Die Rechtsauffassung der Kammer, die Weiterbildungen in Niedersachsen und Spanien müssten sich strukturell vollständig entsprechen, fände weder im Gesetz noch in der Weiterbildungsordnung eine Stütze. Sie verkenne, dass § 5 Abs. 2 Satz 1 WBO keinen Gleichlauf der Weiterbildungsstruktur in Niedersachsen und anderen EU-Mitgliedstaaten verlange. § 5 Abs. 2 Satz 1 WBO erfordere ausweislich des klaren Wortlautes die „Gleichwertigkeit des Weiterbildungsstandes“. Das Gericht stellte ausdrücklich klar, dass es hierbei auf den materiellen Kenntnisstand ankommt und nicht auf einen strukturellen Gleichlauf.
Unschädlich war es in diesem Zusammenhang auch, dass im Königreich Spanien keine Weiterbildung zum Kieferorthopäden geregelt ist. § 5 Abs. 2 WBO beträfe gerade diejenigen Fälle, in denen es nicht zu einer automatischen Anerkennung nach der Berufsanerkennungsrichtlinie komme und eine individuelle Gleichwertigkeitsprüfung durchzuführen sei.
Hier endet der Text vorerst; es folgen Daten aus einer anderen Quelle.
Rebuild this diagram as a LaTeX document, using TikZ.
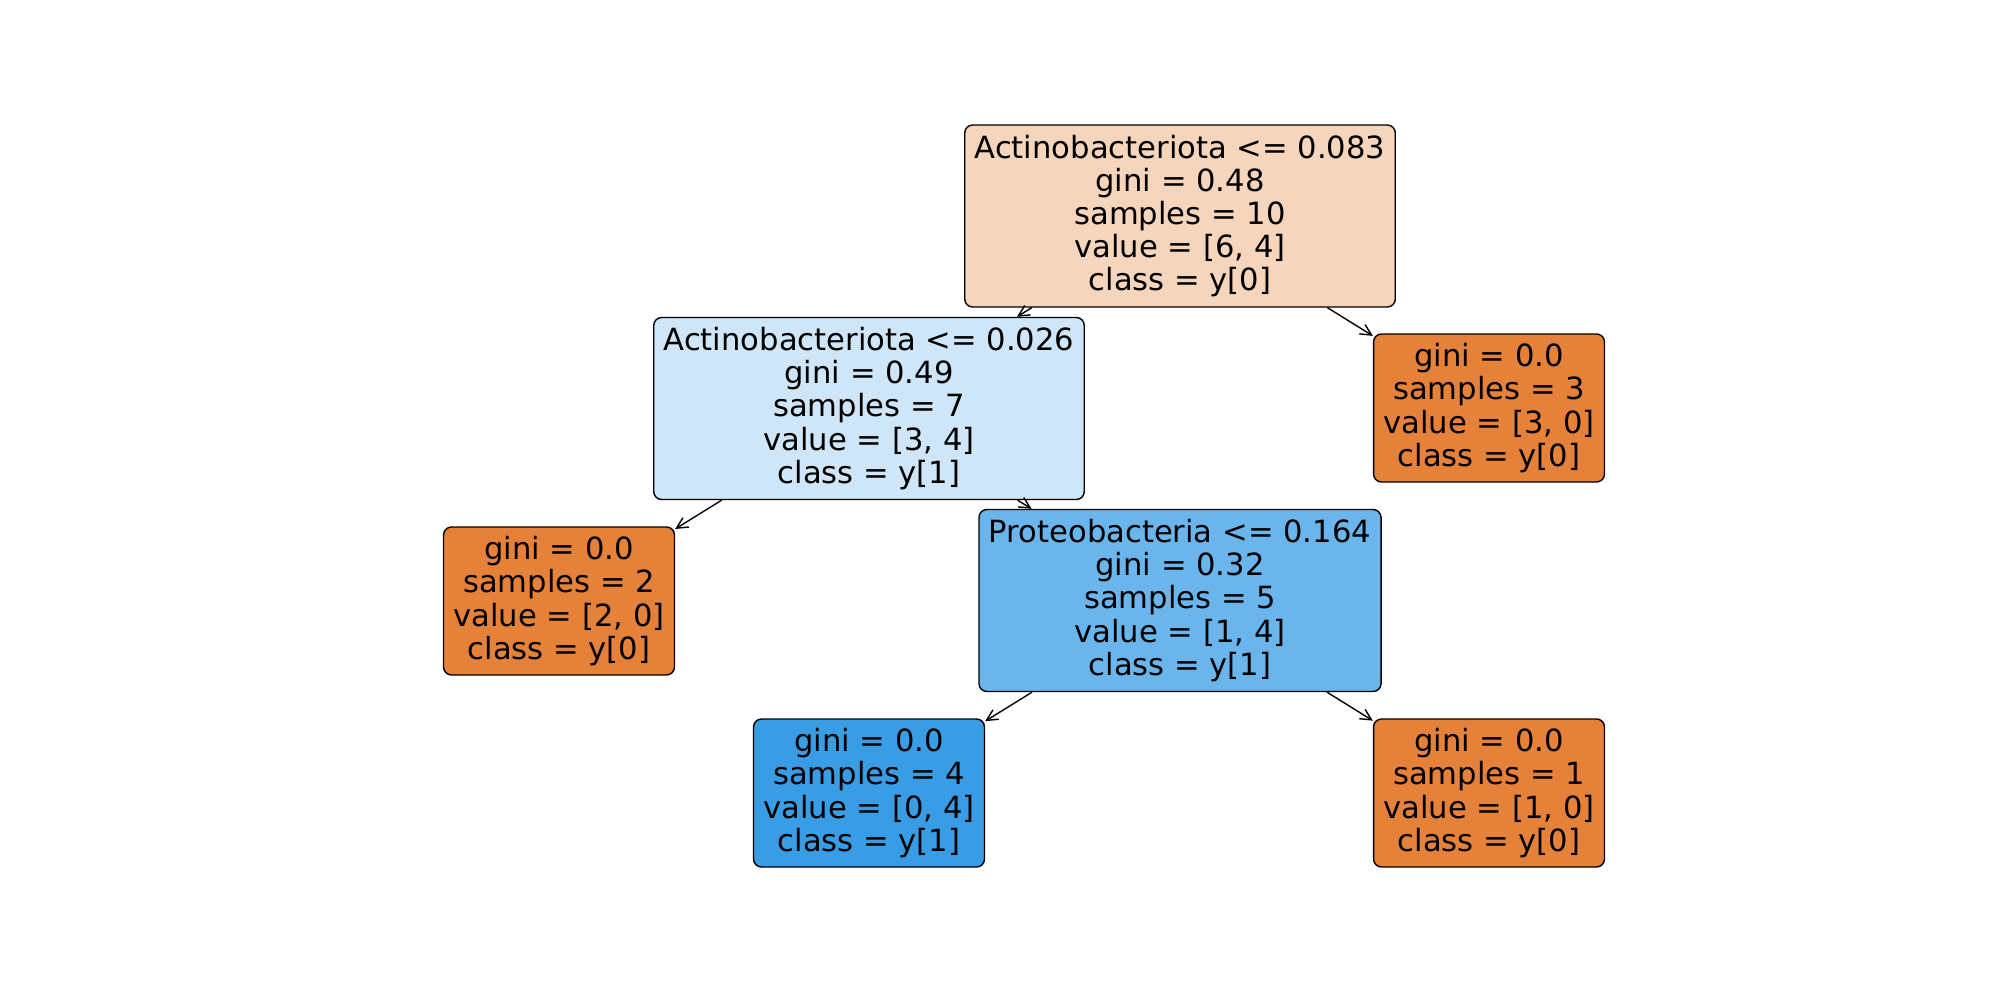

Die erforderliche Gleichwertigkeit des Weiterbildungsstandes wurde schlussendlich vom Gericht bejaht. Damit fehlte es auch an einer Rechtsgrundlage, die klagende Zahnärztin zur Ablegung einer Weiterbildungs-Abschlussprüfung vor der hiesigen Kammer zu verpflichten.
/// Fazit
Die Anerkennung ausländischer Abschlüsse und Weiterbildungen beschäftigt immer wieder die Gerichte. Bei diesbezüglichen Fragestellungen entscheiden die Kammern oftmals sehr restriktiv, um die Qualität der Aus- und Weiterbildung zu gewährleisten und damit den Schutz der Gesundheit sowie des Lebens der Patienten sicherzustellen. Trotz dieser nachvollziehbaren Bestrebungen lohnt sich eine gerichtliche Überprüfung der Kammerentscheidungen, wie der vorliegende Fall wieder einmal gezeigt hat.